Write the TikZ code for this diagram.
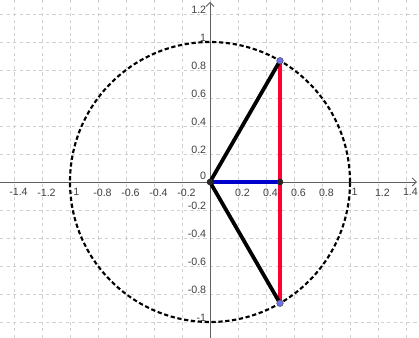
\documentclass[tikz,border=0pt]{standalone}
\usepackage{fontspec}
\setmainfont{Liberation Sans}
\usetikzlibrary{arrows.meta}
\definecolor{gridc}{HTML}{D0D0D0}
\definecolor{axisc}{HTML}{606060}
\definecolor{redseg}{HTML}{FF0033}
\definecolor{blueseg}{HTML}{0000CC}
\definecolor{ptfill}{HTML}{7070F0}
\tikzset{
  gridline/.style={gridc, line width=0.5pt, dash pattern=on 2pt off 2pt},
  axisline/.style={axisc, line width=0.6pt, -{Straight Barb[length=2.5pt,width=5pt]}},
  ticklab/.style={inner sep=0pt, font=\fontsize{6.5}{7}\selectfont, text=black!75},
  circ/.style={black, line width=1.3pt, dash pattern=on 2.6pt off 1.6pt},
  blackseg/.style={black, line width=2.3pt},
  redsegs/.style={redseg, line width=2.3pt},
  bluesegs/.style={blueseg, line width=2pt},
  bdot/.style={circle, fill=black!85, inner sep=0pt, minimum size=4pt},
  pdot/.style={circle, fill=ptfill, draw=black!70, line width=0.3pt, inner sep=0pt, minimum size=4pt}
}
\begin{document}
\begin{tikzpicture}[x=3cm,y=3cm]
\useasboundingbox (-1.5,-1.114) rectangle (1.493,1.3);
% grid
\foreach \v in {-1.4,-1.2,...,1.45} \draw[gridline] (\v,-1.114) -- (\v,1.3);
\foreach \v in {-1,-0.8,...,1.25} \draw[gridline] (-1.5,\v) -- (1.493,\v);
% axes
\coordinate (xs) at (-1.5,0);
\coordinate (xe) at (1.478,0);
\coordinate (ys) at (0,-1.114);
\coordinate (ye) at (0,1.287);
\draw[axisline] (xs) -- (xe);
\draw[axisline] (ys) -- (ye);
% x labels
\foreach \v/\t in {-1.4/-1.4,-1.2/-1.2,-1/-1,-0.8/-0.8,-0.6/-0.6,-0.4/-0.4,-0.2/-0.2,0.2/0.2,0.4/0.4,0.6/0.6,0.8/0.8,1/1,1.2/1.2,1.4/1.4}
  \node[ticklab, anchor=north] (xl\t) at (\v+0.032,-0.045) {\t};
% y labels
\foreach \v/\t in {-1/-1,-0.8/-0.8,-0.6/-0.6,-0.4/-0.4,-0.2/-0.2,0.2/0.2,0.4/0.4,0.6/0.6,0.8/0.8,1/1,1.2/1.2}
  \node[ticklab, anchor=south east] (yl\t) at (-0.025,\v) {\t};
\node[ticklab, anchor=south east] (zero) at (-0.025,0.014) {0};
% circle
\draw[circ] (0,0) circle (1);
% points
\coordinate (O) at (0,0);
\coordinate (M) at (0.5,0);
\coordinate (P) at (0.5,0.866);
\coordinate (Q) at (0.5,-0.866);
\draw[redsegs] (P) -- (Q);
\draw[blackseg] (O) -- (P);
\draw[blackseg] (O) -- (Q);
\draw[bluesegs] (O) -- (M);
\node[bdot] (Odot) at (O) {};
\node[bdot] (Mdot) at (M) {};
\node[pdot] (Pdot) at (P) {};
\node[pdot] (Qdot) at (Q) {};
\end{tikzpicture}
\end{document}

== STATED EXERCISE ==
Every line of the data should be copied as it stands, without the images.

== RESPONSE TO THIS EXERCISE ==
Write the TikZ code for this diagram.
\documentclass[tikz,border=0pt]{standalone}
\usepackage{fontspec}
\setmainfont{Liberation Sans}
\usetikzlibrary{arrows.meta}
\definecolor{gridc}{HTML}{D0D0D0}
\definecolor{axisc}{HTML}{606060}
\definecolor{redseg}{HTML}{FF0033}
\definecolor{blueseg}{HTML}{0000CC}
\definecolor{ptfill}{HTML}{7070F0}
\tikzset{
  gridline/.style={gridc, line width=0.5pt, dash pattern=on 2pt off 2pt},
  axisline/.style={axisc, line width=0.6pt, -{Straight Barb[length=2.5pt,width=5pt]}},
  ticklab/.style={inner sep=0pt, font=\fontsize{6.5}{7}\selectfont, text=black!75},
  circ/.style={black, line width=1.3pt, dash pattern=on 2.6pt off 1.6pt},
  blackseg/.style={black, line width=2.3pt},
  redsegs/.style={redseg, line width=2.3pt},
  bluesegs/.style={blueseg, line width=2pt},
  bdot/.style={circle, fill=black!85, inner sep=0pt, minimum size=4pt},
  pdot/.style={circle, fill=ptfill, draw=black!70, line width=0.3pt, inner sep=0pt, minimum size=4pt}
}
\begin{document}
\begin{tikzpicture}[x=3cm,y=3cm]
\useasboundingbox (-1.5,-1.114) rectangle (1.493,1.3);
% grid
\foreach \v in {-1.4,-1.2,...,1.45} \draw[gridline] (\v,-1.114) -- (\v,1.3);
\foreach \v in {-1,-0.8,...,1.25} \draw[gridline] (-1.5,\v) -- (1.493,\v);
% axes
\coordinate (xs) at (-1.5,0);
\coordinate (xe) at (1.478,0);
\coordinate (ys) at (0,-1.114);
\coordinate (ye) at (0,1.287);
\draw[axisline] (xs) -- (xe);
\draw[axisline] (ys) -- (ye);
% x labels
\foreach \v/\t in {-1.4/-1.4,-1.2/-1.2,-1/-1,-0.8/-0.8,-0.6/-0.6,-0.4/-0.4,-0.2/-0.2,0.2/0.2,0.4/0.4,0.6/0.6,0.8/0.8,1/1,1.2/1.2,1.4/1.4}
  \node[ticklab, anchor=north] (xl\t) at (\v+0.032,-0.045) {\t};
% y labels
\foreach \v/\t in {-1/-1,-0.8/-0.8,-0.6/-0.6,-0.4/-0.4,-0.2/-0.2,0.2/0.2,0.4/0.4,0.6/0.6,0.8/0.8,1/1,1.2/1.2}
  \node[ticklab, anchor=south east] (yl\t) at (-0.025,\v) {\t};
\node[ticklab, anchor=south east] (zero) at (-0.025,0.014) {0};
% circle
\draw[circ] (0,0) circle (1);
% points
\coordinate (O) at (0,0);
\coordinate (M) at (0.5,0);
\coordinate (P) at (0.5,0.866);
\coordinate (Q) at (0.5,-0.866);
\draw[redsegs] (P) -- (Q);
\draw[blackseg] (O) -- (P);
\draw[blackseg] (O) -- (Q);
\draw[bluesegs] (O) -- (M);
\node[bdot] (Odot) at (O) {};
\node[bdot] (Mdot) at (M) {};
\node[pdot] (Pdot) at (P) {};
\node[pdot] (Qdot) at (Q) {};
\end{tikzpicture}
\end{document}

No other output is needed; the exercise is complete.